> **Set exercise**:
Leaving the pictures out, print the lines from the first line of the listing through the line containing "const fmt = (v: number)", exactly as they read, and no others.

> **Data segment**:
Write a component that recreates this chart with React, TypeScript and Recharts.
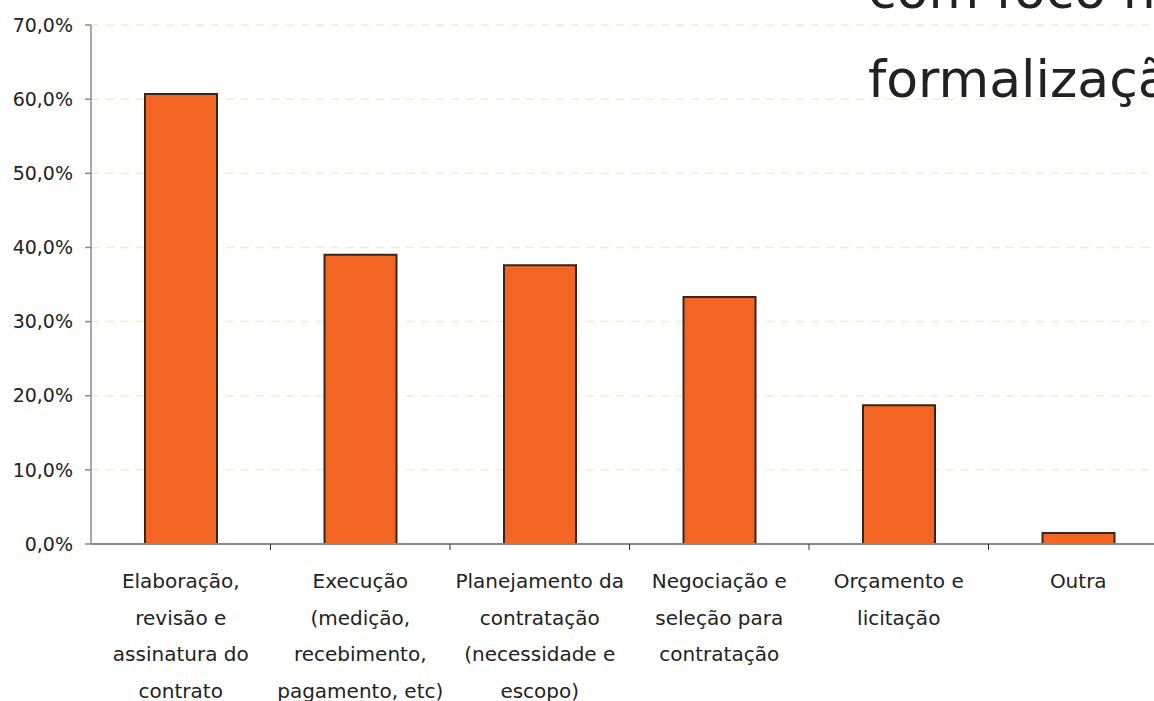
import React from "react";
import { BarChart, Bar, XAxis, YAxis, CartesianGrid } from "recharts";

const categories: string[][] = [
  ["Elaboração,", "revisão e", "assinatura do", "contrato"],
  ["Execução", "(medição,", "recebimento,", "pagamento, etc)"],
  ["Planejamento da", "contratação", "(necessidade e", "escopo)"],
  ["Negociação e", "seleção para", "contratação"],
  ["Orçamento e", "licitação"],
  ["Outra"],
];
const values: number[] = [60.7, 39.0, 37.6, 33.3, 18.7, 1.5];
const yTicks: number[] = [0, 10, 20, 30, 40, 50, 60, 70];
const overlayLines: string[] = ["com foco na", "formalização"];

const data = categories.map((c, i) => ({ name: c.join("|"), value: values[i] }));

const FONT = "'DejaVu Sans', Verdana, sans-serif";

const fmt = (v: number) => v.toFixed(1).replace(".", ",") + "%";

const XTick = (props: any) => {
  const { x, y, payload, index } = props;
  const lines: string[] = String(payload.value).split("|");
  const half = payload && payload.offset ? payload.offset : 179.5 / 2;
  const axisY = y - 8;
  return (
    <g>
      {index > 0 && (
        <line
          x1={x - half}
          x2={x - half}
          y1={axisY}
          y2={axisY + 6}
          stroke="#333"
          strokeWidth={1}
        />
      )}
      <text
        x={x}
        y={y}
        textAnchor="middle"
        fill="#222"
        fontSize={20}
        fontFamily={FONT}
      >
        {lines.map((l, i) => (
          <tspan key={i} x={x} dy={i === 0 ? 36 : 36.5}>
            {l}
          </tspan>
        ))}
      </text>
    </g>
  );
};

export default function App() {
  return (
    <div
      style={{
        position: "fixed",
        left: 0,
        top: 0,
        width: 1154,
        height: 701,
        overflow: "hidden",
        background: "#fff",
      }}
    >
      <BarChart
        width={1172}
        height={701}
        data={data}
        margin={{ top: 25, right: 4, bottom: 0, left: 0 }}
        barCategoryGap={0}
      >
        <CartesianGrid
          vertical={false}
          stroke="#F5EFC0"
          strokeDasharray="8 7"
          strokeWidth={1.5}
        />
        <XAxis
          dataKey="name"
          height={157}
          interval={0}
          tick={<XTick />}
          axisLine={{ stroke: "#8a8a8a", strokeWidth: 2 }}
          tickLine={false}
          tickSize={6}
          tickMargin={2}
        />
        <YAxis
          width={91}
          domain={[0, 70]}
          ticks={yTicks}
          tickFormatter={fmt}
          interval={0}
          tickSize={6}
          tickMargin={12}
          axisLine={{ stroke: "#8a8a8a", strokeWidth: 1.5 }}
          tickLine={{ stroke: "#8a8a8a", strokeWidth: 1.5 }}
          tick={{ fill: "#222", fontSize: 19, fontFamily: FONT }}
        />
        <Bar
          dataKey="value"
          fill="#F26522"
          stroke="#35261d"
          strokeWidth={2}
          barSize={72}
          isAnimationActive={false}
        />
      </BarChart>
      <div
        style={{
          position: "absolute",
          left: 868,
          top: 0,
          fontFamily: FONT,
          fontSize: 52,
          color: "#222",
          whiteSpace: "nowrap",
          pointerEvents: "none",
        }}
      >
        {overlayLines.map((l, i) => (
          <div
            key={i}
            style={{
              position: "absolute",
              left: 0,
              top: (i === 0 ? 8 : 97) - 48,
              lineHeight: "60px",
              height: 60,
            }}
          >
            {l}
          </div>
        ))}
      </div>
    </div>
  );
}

> **Solution to this task**:
Write a component that recreates this chart with React, TypeScript and Recharts.
import React from "react";
import { BarChart, Bar, XAxis, YAxis, CartesianGrid } from "recharts";

const categories: string[][] = [
  ["Elaboração,", "revisão e", "assinatura do", "contrato"],
  ["Execução", "(medição,", "recebimento,", "pagamento, etc)"],
  ["Planejamento da", "contratação", "(necessidade e", "escopo)"],
  ["Negociação e", "seleção para", "contratação"],
  ["Orçamento e", "licitação"],
  ["Outra"],
];
const values: number[] = [60.7, 39.0, 37.6, 33.3, 18.7, 1.5];
const yTicks: number[] = [0, 10, 20, 30, 40, 50, 60, 70];
const overlayLines: string[] = ["com foco na", "formalização"];

const data = categories.map((c, i) => ({ name: c.join("|"), value: values[i] }));

const FONT = "'DejaVu Sans', Verdana, sans-serif";

const fmt = (v: number) => v.toFixed(1).replace(".", ",") + "%";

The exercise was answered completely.